Enbridge Line 3 construction progressing
November 5, 2018 7:50 am
Construction is progressing on Enbridge’s Line 3 Replacement Project across southeast Saskatchewan and southwest Manitoba, with the work more than half completed in Spread 5, based in Regina, and the work moving into Spread 6, based in Moosomin.
The $8.6 billion Line 3 Replacement Program is the largest project in Enbridge history.
The Line 3 Replacement Program, with a C$5.3-billion Canadian component and a US$2.9-billion American component, will fully replace 1,031 miles (1,660 kilometres) of Line 3 with new pipeline and associated facilities.
When this year’s construction is complete, new 36-inch, Canadian-manufactured pipeline will be in place over 1,097 km—from Hardisty, Alberta to Gretna, Manitoba near the North Dakota border.
A big part of this year’s construction runs from Regina to Cromer, Manitoba comprising 380 kilometres of the approximately 600 km of the Line 3 pipeline Enbridge is replacing this year.
“Spreads 5 and 6 are being managed as one project, under our contractor for the area, Banister Pipelines,” said Ferlin Koma, construction manager for Spreads 5 and 6 with Enbridge. “What this means is the bulk of construction activity is currently focused in Spread 5 and we are working our way eastward. Spread 5 runs from southeast of Regina and Spread 6 ends at Enbridge’s Cromer Station.
“We are now nearing 65 per cent completion of Spread 5, so we are getting closer to the Moosomin area. As of early November, much of the construction activity is concentrated in the Odessa-Montmartre-Kipling area.
“In Spread 6, we have about 30 kilometres of topsoil remaining to be stripped and have begun stringing pipe.
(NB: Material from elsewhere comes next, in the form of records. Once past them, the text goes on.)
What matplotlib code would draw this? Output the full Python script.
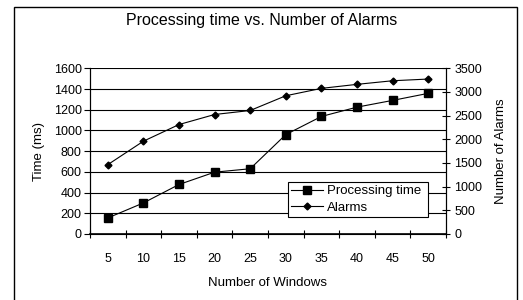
import matplotlib
matplotlib.use("Agg")
import matplotlib.pyplot as plt
from matplotlib.patches import Rectangle

plt.rcParams['font.family'] = ['Liberation Sans', 'DejaVu Sans']

windows = ["5", "10", "15", "20", "25", "30", "35", "40", "45", "50"]
proc_time = [155, 300, 478, 597, 630, 960, 1135, 1225, 1290, 1358]
alarms = [1465, 1960, 2312, 2524, 2609, 2920, 3076, 3161, 3237, 3273]
left_ticks = [0, 200, 400, 600, 800, 1000, 1200, 1400, 1600]
right_ticks = [0, 500, 1000, 1500, 2000, 2500, 3000, 3500]

W, H = 523, 300
fig = plt.figure(figsize=(W / 100, H / 100), dpi=100)
fig.patches.append(Rectangle((14 / W, -0.05), (517 - 14) / W, 1.05 - 7 / H,
                             transform=fig.transFigure, fill=False,
                             edgecolor='black', linewidth=1.0))

ax = fig.add_axes([90 / W, (H - 234) / H, (446 - 90) / W, (234 - 68.3) / H])
ax2 = ax.twinx()

x = list(range(len(windows)))
l1, = ax.plot(x, proc_time, color='black', lw=0.8, marker='s', markersize=5.5,
              label='Processing time')
l2, = ax2.plot(x, alarms, color='black', lw=0.8, marker='D', markersize=3.5,
               label='Alarms')

ax.set_xlim(-0.5, len(windows) - 0.5)
ax.set_ylim(0, 1600)
ax2.set_ylim(0, 3500)
ax.set_yticks(left_ticks)
ax2.set_yticks(right_ticks)
ax.set_xticks([i - 0.5 for i in range(len(windows) + 1)])
ax.set_xticklabels([])
ax.set_xticks(x, minor=True)
ax.set_xticklabels(windows, minor=True)
ax.tick_params(axis='x', which='minor', length=0, pad=14, labelsize=9)
ax.tick_params(axis='x', which='major', direction='inout', length=6, width=0.8)
ax.tick_params(axis='y', direction='out', length=4, width=0.8, labelsize=9, pad=2)
ax2.tick_params(axis='y', direction='inout', length=6, width=0.8, labelsize=9, pad=3)

for v in left_ticks[1:]:
    ax.axhline(v, color='black', lw=0.8, zorder=0)

for a in (ax, ax2):
    a.spines['top'].set_visible(False)
    for s in ('left', 'right', 'bottom'):
        a.spines[s].set_linewidth(0.8)
ax.spines['bottom'].set_linewidth(1.2)

ax.set_ylabel('Time (ms)', fontsize=9.5, labelpad=6)
ax2.set_ylabel('Number of Alarms', fontsize=9.5, labelpad=9)
ax.set_xlabel('Number of Windows', fontsize=9.5, labelpad=8)
fig.text(0.5, (H - 21) / H, 'Processing time vs. Number of Alarms',
         ha='center', va='center', fontsize=11.5)

leg = ax.legend(handles=[l1, l2], loc='lower left',
                bbox_to_anchor=((288 - 90) / (446 - 90), (234 - 217) / (234 - 68.3),
                                (428 - 288) / (446 - 90), (217 - 172) / (234 - 68.3)),
                mode='expand', fancybox=False, framealpha=1, edgecolor='black',
                fontsize=9.5, handlelength=2.4, borderaxespad=0, borderpad=0.25,
                labelspacing=0.35, handletextpad=0.3, handleheight=0.6)
leg.get_frame().set_linewidth(0.8)
ax.set_zorder(ax2.get_zorder() + 1)
ax.patch.set_visible(False)

fig.savefig('out.png', dpi=100)
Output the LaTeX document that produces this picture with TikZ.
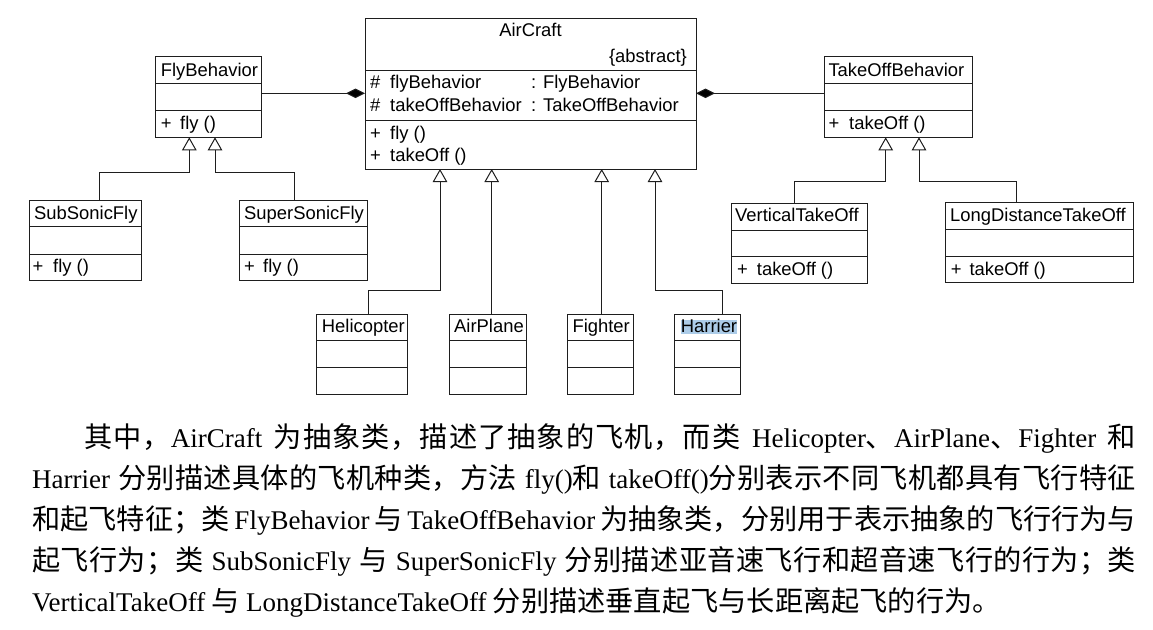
\documentclass[tikz,border=0pt]{standalone}
\usepackage{fontspec}
\setmainfont{Liberation Sans}
\newfontfamily\cjk[Scale=1.045]{Noto Sans CJK SC}
\newfontfamily\tnfont{Liberation Serif}
\newcommand\tn[1]{{\tnfont #1}}
\usetikzlibrary{arrows.meta}
\definecolor{ln}{RGB}{30,30,30}
\definecolor{hl}{RGB}{172,204,232}
\newcommand\dfont{\fontsize{18.4}{22}\selectfont}
\newcommand\pfont{\fontsize{27}{41}\selectfont\cjk}
\newcount\cjkc
\cjkc="4E00
\loop \XeTeXcharclass\cjkc=10 \advance\cjkc 1 \ifnum\cjkc<"A000 \repeat
\XeTeXcharclass"FF0C=10 \XeTeXcharclass"FF1B=10
\XeTeXcharclass"3001=10 \XeTeXcharclass"3002=10
\XeTeXinterchartokenstate=1
\XeTeXinterchartoks 10 10 = {\hskip 0pt plus 0.6pt\relax}
\XeTeXinterchartoks 0 10 = {\hskip 0pt plus 0.6pt\relax}
\XeTeXinterchartoks 10 0 = {\hskip 0pt plus 0.6pt\relax}
\tikzset{
  clsbox/.style={draw=ln, line width=1pt, anchor=north west, inner sep=0pt, outer sep=0pt},
  clsline/.style={draw=ln, line width=1pt},
  lbl/.style={anchor=base west, inner sep=0pt, font=\dfont},
  lblc/.style={anchor=base, inner sep=0pt, font=\dfont},
  lble/.style={anchor=base east, inner sep=0pt, font=\dfont},
  inh/.style={draw=ln, line width=1pt, -{Triangle[open, length=13pt, width=14.5pt, fill=white]}},
  comp/.style={draw=ln, line width=1pt, -{Diamond[length=19pt, width=9.5pt, fill=black]}},
  para/.style={anchor=base west, inner sep=0pt, font=\pfont},
}
\newcommand\umlclass[7]{%
  \node[clsbox, minimum width={(#4-#2)*1pt}, minimum height={(#5-#3)*1pt}] (#1) at (#2,#3) {};
  \draw[clsline] (#1.west |- 0,#6) -- (#1.east |- 0,#6);
  \draw[clsline] (#1.west |- 0,#7) -- (#1.east |- 0,#7);
}
\begin{document}
\begin{tikzpicture}[x=1pt, y=-1pt]
\useasboundingbox (0,0) rectangle (1153,629);
\fill[white] (0,0) rectangle (1153,629);

% AirCraft
\umlclass{ac}{365}{18}{696}{169}{70.7}{120}
\node[lblc] (ac-t) at (530.5,36.7) {AirCraft};
\node[lble] (ac-abs) at (687,62.7) {\{abstract\}};
\node[lbl] (ac-h1) at (370,88.3) {\#};
\node[lbl] (ac-a1) at (390,88.3) {flyBehavior};
\node[lbl] (ac-y1) at (531,88.3) {: FlyBehavior};
\node[lbl] (ac-h2) at (370,111) {\#};
\node[lbl] (ac-a2) at (390,111) {takeOffBehavior};
\node[lbl] (ac-y2) at (531,111) {: TakeOffBehavior};
\node[lbl] (ac-p1) at (370,139.3) {+};
\node[lbl] (ac-o1) at (390,139.3) {fly ()};
\node[lbl] (ac-p2) at (370,161.7) {+};
\node[lbl] (ac-o2) at (390,161.7) {takeOff ()};

% FlyBehavior
\umlclass{fb}{155.7}{56.7}{261.7}{137.3}{83.3}{110.7}
\node[lbl] (fb-t) at (160.7,76) {FlyBehavior};
\node[lbl] (fb-p) at (160.7,129.5) {+};
\node[lbl] (fb-o) at (180,129.5) {fly ()};

% SubSonicFly
\umlclass{ssf}{29}{200}{141.7}{280.7}{226.7}{254}
\node[lbl] (ssf-t) at (34,219) {SubSonicFly};
\node[lbl] (ssf-p) at (32.5,272.5) {+};
\node[lbl] (ssf-o) at (53,272.5) {fly ()};

% SuperSonicFly
\umlclass{spf}{239}{200}{367.7}{280.7}{226.7}{254}
\node[lbl] (spf-t) at (244,219) {SuperSonicFly};
\node[lbl] (spf-p) at (244,272.5) {+};
\node[lbl] (spf-o) at (263,272.5) {fly ()};

% TakeOffBehavior
\umlclass{tb}{824.3}{56}{972.7}{137.3}{83.3}{110.7}
\node[lbl] (tb-t) at (828.3,76) {TakeOffBehavior};
\node[lbl] (tb-p) at (828.3,129) {+};
\node[lbl] (tb-o) at (849,129) {takeOff ()};

% VerticalTakeOff
\umlclass{vt}{731.7}{203.3}{867.3}{283.3}{230.7}{256.7}
\node[lbl] (vt-t) at (735,221.7) {VerticalTakeOff};
\node[lbl] (vt-p) at (737,275) {+};
\node[lbl] (vt-o) at (756.7,275) {takeOff ()};

% LongDistanceTakeOff
\umlclass{ld}{945}{202.7}{1133.3}{282.3}{229.7}{256}
\node[lbl] (ld-t) at (950,221) {LongDistanceTakeOff};
\node[lbl] (ld-p) at (950.7,275) {+};
\node[lbl] (ld-o) at (969.3,275) {takeOff ()};

% concrete aircraft
\umlclass{he}{316}{314}{407.7}{394}{340.7}{367.3}
\node[lbl] (he-t) at (321.7,332.7) {Helicopter};
\umlclass{ap}{449.3}{314}{526.3}{394}{340.7}{367.3}
\node[lbl] (ap-t) at (454,332.7) {AirPlane};
\umlclass{fi}{567.7}{314}{633.3}{394}{340.7}{367.3}
\node[lbl] (fi-t) at (572.3,332.7) {Fighter};
\umlclass{ha}{674.7}{314}{740.7}{394}{340.7}{367.3}
\node[lbl, fill=hl, text height=13pt, text depth=1pt] (ha-t) at (680.7,332.7) {Harrier};

% connectors
\draw[comp] (fb.east |- 0,93.3) -- (ac.west |- 0,93.3);
\draw[comp] (tb.west |- 0,93.3) -- (ac.east |- 0,93.3);
\draw[inh] (ssf.north -| 99,0) |- (189.3,172.7) -- (fb.south -| 189.3,0);
\draw[inh] (spf.north -| 294,0) |- (215,172.7) -- (fb.south -| 215,0);
\draw[inh] (vt.north -| 794.3,0) |- (885.7,181) -- (tb.south -| 885.7,0);
\draw[inh] (ld.north -| 1016,0) |- (919,181) -- (tb.south -| 919,0);
\draw[inh] (he.north -| 368.3,0) |- (440,290) -- (ac.south -| 440,0);
\draw[inh] (ap.north -| 491.7,0) -- (ac.south -| 491.7,0);
\draw[inh] (fi.north -| 601.7,0) -- (ac.south -| 601.7,0);
\draw[inh] (ha.north -| 722.3,0) |- (655,290) -- (ac.south -| 655,0);

% paragraph
\node[para] (p1) at (84,447.5) {\makebox[1052pt][s]{其中，\tn{AirCraft} 为抽象类，描述了抽象的飞机，而类 \tn{Helicopter}、\tn{AirPlane}、\tn{Fighter} 和}};
\node[para] (p2) at (32,488.6) {\makebox[1104pt][s]{\tn{Harrier} 分别描述具体的飞机种类，方法 \tn{fly()}和 \tn{takeOff()}分别表示不同飞机都具有飞行特征}};
\node[para] (p3) at (32,529.7) {\makebox[1104pt][s]{和起飞特征；类 \tn{FlyBehavior} 与 \tn{TakeOffBehavior} 为抽象类，分别用于表示抽象的飞行行为与}};
\node[para] (p4) at (32,570.8) {\makebox[1104pt][s]{起飞行为；类 \tn{SubSonicFly} 与 \tn{SuperSonicFly} 分别描述亚音速飞行和超音速飞行的行为；类}};
\node[para] (p5) at (32,611.9) {\tn{VerticalTakeOff} 与 \tn{LongDistanceTakeOff} 分别描述垂直起飞与长距离起飞的行为。};
\end{tikzpicture}
\end{document}
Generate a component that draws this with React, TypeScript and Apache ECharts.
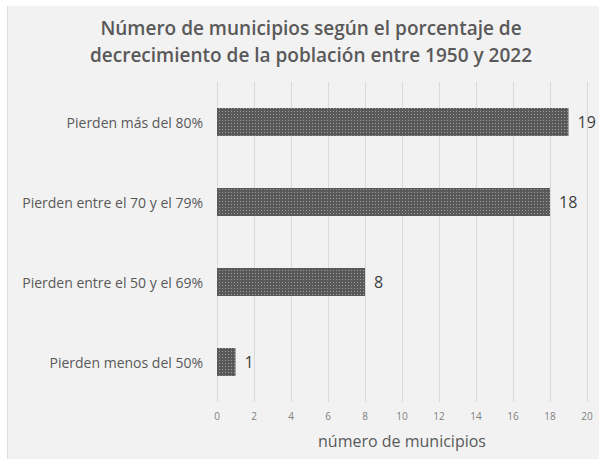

In early November, we anticipate moving bending, welding and coating into Spread 6. Overall, as of the end of October, Spread 6 is about 10 per cent complete.
“We remain on track, along with the rest of the L3RP, to meet our objective of completing construction by year-end 2018, followed by reclamation of the right of way next summer and a targeted in-service date of the latter half of 2019.”
Much of the construction activity was concentrated in the Odessa-Montmartre area late last week, with stringing (laying out the sections of pipe) approaching Kipling, with track boring taking place near Maryfield, and soil stripping taking place near Cromer.
From a business perspective, replacing Line 3 enables Enbridge to meet the growing demand for Canadian crude oil across North America, bringing economic benefits and even greater energy security to the U.S. while unlocking the value of Canada’s most valuable export.
And that ‘driver’ brings with it benefits for local communities, explains project director Guy Krepps.
“Replacing Line 3 will significantly reduce the need for future maintenance activities that would otherwise occur to maintain its safe operation,” says Krepps. “And towns, villages and rural municipalities also benefit—from the presence of work crews during construction to the investments we’ve made in community projects and initiatives that they themselves have identified.”